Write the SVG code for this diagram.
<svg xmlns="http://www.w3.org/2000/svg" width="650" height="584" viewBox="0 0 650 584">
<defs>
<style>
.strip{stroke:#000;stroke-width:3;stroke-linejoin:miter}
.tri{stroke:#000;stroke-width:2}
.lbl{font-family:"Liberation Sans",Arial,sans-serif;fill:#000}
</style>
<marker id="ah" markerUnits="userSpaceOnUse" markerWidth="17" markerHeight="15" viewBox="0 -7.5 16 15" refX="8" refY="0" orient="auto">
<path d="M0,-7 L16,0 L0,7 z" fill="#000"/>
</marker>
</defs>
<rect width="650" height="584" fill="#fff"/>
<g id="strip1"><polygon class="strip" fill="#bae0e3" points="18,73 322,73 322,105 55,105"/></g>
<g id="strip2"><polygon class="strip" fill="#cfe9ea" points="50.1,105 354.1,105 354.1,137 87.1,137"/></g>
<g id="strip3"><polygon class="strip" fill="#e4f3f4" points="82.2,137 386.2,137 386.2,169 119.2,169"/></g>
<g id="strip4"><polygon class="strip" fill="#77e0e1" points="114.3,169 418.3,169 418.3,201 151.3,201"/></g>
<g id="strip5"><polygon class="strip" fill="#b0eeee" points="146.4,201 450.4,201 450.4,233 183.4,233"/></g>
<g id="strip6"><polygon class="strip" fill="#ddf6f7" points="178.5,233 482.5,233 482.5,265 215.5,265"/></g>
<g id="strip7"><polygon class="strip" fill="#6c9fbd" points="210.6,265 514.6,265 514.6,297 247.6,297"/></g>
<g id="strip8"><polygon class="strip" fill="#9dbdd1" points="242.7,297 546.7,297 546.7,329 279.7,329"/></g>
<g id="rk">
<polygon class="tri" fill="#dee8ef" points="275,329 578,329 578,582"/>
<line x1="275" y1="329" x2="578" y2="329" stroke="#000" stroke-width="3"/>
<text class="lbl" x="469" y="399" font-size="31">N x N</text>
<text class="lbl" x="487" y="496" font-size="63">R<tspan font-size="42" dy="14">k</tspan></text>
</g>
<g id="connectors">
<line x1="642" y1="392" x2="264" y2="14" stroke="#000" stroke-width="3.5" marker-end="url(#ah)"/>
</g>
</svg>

--

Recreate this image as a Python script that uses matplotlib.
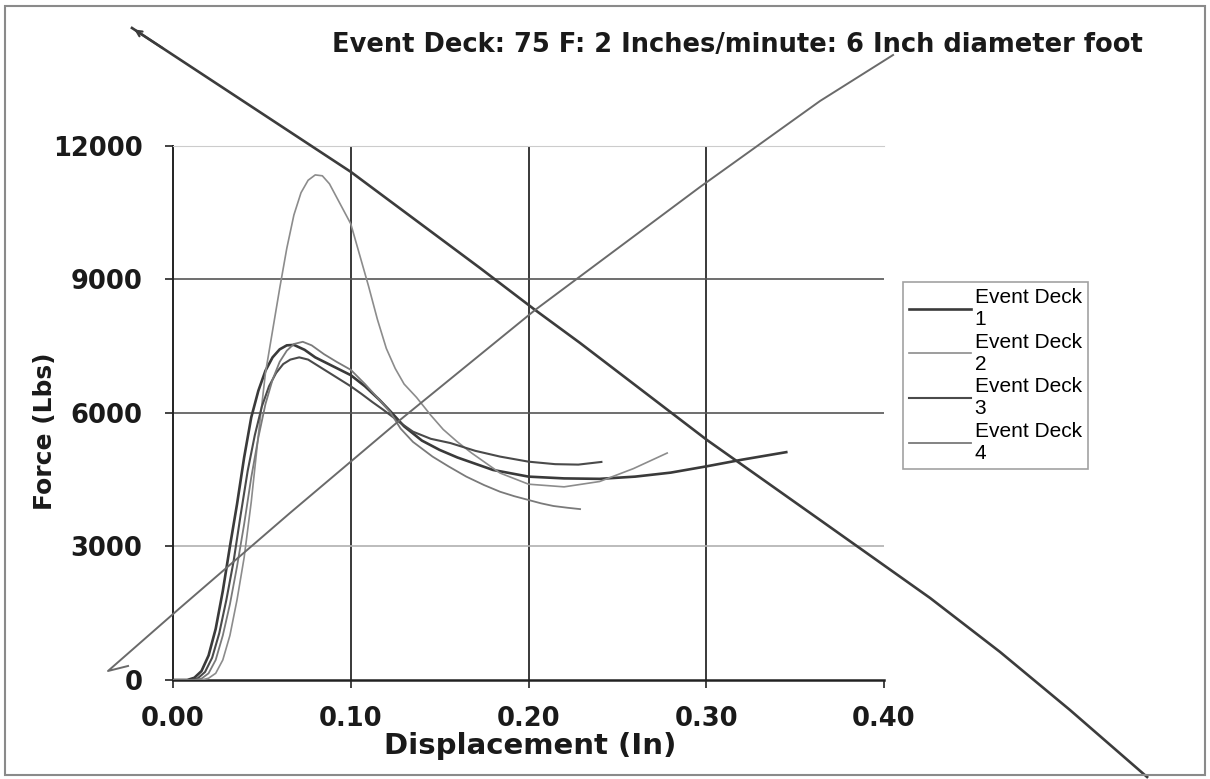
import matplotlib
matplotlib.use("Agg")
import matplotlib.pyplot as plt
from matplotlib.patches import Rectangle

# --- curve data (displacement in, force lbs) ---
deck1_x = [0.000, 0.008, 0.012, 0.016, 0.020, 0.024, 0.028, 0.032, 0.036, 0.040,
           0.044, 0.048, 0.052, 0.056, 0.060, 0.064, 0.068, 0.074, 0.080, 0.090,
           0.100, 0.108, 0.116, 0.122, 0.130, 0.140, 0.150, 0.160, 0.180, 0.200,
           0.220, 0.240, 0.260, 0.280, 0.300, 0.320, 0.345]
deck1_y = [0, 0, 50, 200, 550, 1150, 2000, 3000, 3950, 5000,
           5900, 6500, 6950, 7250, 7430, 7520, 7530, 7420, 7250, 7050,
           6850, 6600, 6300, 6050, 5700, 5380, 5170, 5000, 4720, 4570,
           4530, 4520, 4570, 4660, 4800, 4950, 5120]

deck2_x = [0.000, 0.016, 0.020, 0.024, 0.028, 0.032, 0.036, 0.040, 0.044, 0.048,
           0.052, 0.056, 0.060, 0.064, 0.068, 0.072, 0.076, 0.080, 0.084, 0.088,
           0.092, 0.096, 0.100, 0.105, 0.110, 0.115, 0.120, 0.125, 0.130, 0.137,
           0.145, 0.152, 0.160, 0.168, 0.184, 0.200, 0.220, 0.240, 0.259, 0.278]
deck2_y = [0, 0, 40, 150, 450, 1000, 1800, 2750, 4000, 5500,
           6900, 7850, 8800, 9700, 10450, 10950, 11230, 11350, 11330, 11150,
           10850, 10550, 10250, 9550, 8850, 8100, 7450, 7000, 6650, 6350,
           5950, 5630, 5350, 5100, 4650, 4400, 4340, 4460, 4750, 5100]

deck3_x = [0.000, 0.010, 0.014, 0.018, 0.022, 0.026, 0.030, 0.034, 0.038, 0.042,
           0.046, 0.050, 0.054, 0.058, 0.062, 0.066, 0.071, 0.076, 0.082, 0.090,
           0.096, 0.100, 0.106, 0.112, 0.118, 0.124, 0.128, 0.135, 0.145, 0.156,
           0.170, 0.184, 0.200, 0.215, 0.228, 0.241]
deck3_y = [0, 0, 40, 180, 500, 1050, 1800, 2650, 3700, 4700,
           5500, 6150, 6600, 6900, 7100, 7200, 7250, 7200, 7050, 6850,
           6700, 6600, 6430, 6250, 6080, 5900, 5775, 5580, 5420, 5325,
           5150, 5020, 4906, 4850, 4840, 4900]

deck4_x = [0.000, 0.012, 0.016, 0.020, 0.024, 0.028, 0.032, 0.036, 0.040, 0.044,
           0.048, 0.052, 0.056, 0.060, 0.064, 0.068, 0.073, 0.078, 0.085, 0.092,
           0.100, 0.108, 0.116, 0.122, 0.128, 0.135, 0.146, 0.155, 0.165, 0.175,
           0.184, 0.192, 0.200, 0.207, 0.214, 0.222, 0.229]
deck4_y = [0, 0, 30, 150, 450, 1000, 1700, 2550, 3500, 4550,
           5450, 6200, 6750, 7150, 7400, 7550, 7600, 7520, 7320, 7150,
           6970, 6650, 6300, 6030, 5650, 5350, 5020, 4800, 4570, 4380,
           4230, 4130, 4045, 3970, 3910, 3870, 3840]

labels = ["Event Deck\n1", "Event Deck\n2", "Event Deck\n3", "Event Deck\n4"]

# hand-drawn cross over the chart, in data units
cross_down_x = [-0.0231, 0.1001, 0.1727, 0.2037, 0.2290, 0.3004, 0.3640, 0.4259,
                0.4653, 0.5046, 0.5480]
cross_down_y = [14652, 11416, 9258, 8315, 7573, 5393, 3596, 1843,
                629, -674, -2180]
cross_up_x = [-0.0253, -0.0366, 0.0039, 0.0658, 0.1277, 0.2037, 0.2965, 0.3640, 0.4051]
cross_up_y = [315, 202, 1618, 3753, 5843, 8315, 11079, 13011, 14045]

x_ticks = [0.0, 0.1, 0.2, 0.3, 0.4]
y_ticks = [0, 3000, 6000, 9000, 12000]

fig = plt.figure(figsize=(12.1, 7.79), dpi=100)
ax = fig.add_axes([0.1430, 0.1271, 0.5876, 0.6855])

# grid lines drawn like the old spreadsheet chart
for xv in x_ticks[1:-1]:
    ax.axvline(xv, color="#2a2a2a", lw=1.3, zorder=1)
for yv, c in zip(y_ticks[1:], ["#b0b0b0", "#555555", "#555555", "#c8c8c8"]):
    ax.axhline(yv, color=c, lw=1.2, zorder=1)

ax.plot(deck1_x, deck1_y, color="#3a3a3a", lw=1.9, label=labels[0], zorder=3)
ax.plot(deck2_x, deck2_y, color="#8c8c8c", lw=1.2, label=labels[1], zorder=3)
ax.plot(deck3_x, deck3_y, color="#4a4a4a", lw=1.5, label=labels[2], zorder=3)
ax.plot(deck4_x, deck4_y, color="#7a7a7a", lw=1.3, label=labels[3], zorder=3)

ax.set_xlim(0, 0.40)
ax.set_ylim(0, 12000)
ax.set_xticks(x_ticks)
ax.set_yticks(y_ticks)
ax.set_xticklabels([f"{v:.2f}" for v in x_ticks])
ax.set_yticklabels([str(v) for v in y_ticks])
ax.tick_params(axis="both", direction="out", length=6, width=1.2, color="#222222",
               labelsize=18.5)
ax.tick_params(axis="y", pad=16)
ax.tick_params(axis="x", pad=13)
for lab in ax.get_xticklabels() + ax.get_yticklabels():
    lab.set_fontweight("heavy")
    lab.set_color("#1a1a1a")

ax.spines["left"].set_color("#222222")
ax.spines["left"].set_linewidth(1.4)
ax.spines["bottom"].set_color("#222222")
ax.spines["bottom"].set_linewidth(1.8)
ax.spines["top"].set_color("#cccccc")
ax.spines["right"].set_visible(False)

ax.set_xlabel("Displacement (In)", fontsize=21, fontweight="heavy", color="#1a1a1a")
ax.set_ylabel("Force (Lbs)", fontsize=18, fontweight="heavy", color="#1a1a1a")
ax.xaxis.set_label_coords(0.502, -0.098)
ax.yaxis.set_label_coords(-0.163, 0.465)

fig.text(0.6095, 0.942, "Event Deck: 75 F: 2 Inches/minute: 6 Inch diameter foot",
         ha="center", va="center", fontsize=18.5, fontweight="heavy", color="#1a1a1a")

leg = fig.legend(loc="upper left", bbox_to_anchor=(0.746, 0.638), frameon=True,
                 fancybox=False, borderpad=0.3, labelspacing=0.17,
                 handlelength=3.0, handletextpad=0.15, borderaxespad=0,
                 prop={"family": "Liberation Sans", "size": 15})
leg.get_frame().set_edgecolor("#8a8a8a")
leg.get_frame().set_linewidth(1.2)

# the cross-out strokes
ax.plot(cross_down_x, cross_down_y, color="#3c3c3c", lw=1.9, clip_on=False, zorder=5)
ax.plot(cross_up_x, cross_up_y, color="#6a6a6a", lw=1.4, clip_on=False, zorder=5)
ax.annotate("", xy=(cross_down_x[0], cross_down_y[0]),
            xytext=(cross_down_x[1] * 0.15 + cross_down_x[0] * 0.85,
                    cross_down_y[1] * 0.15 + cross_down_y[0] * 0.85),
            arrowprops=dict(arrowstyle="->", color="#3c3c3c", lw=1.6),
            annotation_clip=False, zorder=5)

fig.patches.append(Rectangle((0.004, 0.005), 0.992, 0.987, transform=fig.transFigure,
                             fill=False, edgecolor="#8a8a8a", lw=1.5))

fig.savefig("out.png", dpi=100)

---

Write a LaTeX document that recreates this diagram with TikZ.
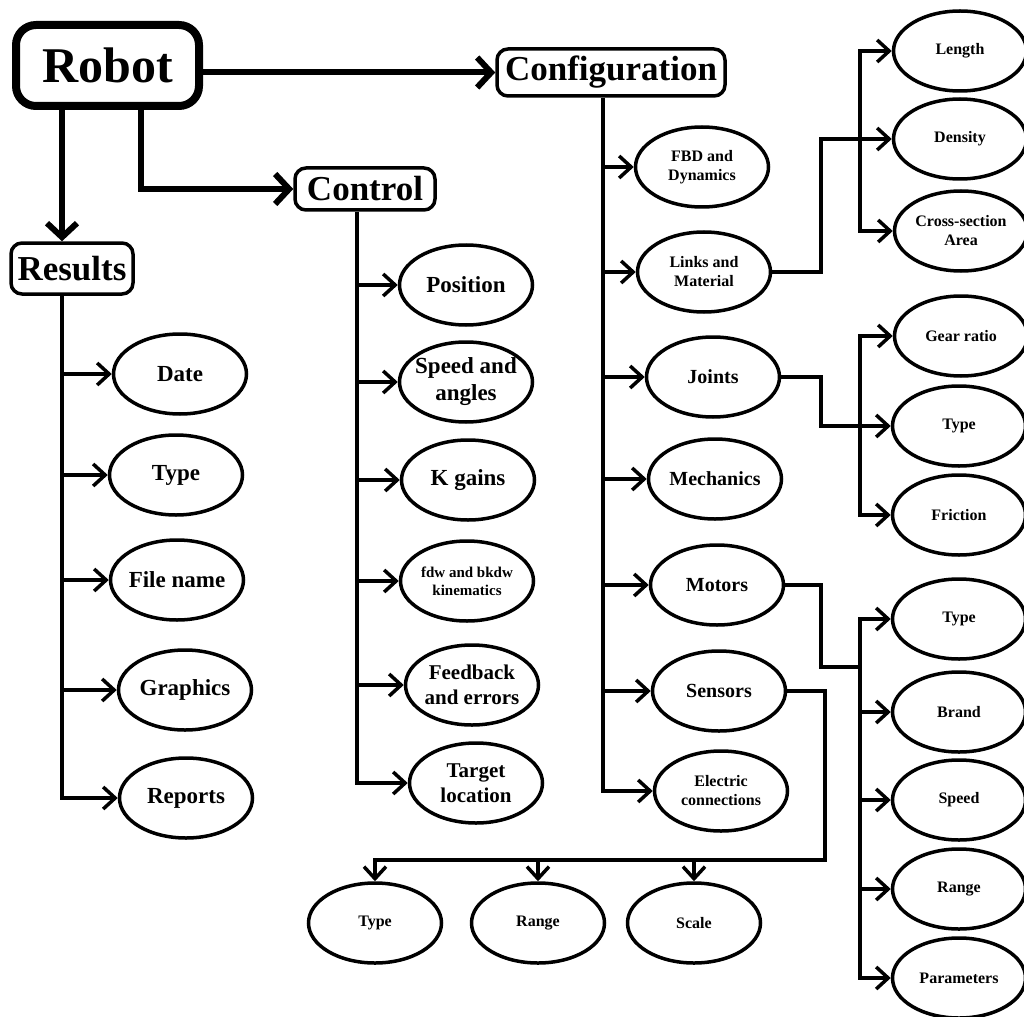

What is asked = Copy exactly the part of the material above that opens with the line containing "Recreate this image" and closes with the line containing "4530, 4520, 4570, 4660, 4800, 4950, 5120]", ends included. Drop the images.

Written solution =
Recreate this image as a Python script that uses matplotlib.
import matplotlib
matplotlib.use("Agg")
import matplotlib.pyplot as plt
from matplotlib.patches import Rectangle

# --- curve data (displacement in, force lbs) ---
deck1_x = [0.000, 0.008, 0.012, 0.016, 0.020, 0.024, 0.028, 0.032, 0.036, 0.040,
           0.044, 0.048, 0.052, 0.056, 0.060, 0.064, 0.068, 0.074, 0.080, 0.090,
           0.100, 0.108, 0.116, 0.122, 0.130, 0.140, 0.150, 0.160, 0.180, 0.200,
           0.220, 0.240, 0.260, 0.280, 0.300, 0.320, 0.345]
deck1_y = [0, 0, 50, 200, 550, 1150, 2000, 3000, 3950, 5000,
           5900, 6500, 6950, 7250, 7430, 7520, 7530, 7420, 7250, 7050,
           6850, 6600, 6300, 6050, 5700, 5380, 5170, 5000, 4720, 4570,
           4530, 4520, 4570, 4660, 4800, 4950, 5120]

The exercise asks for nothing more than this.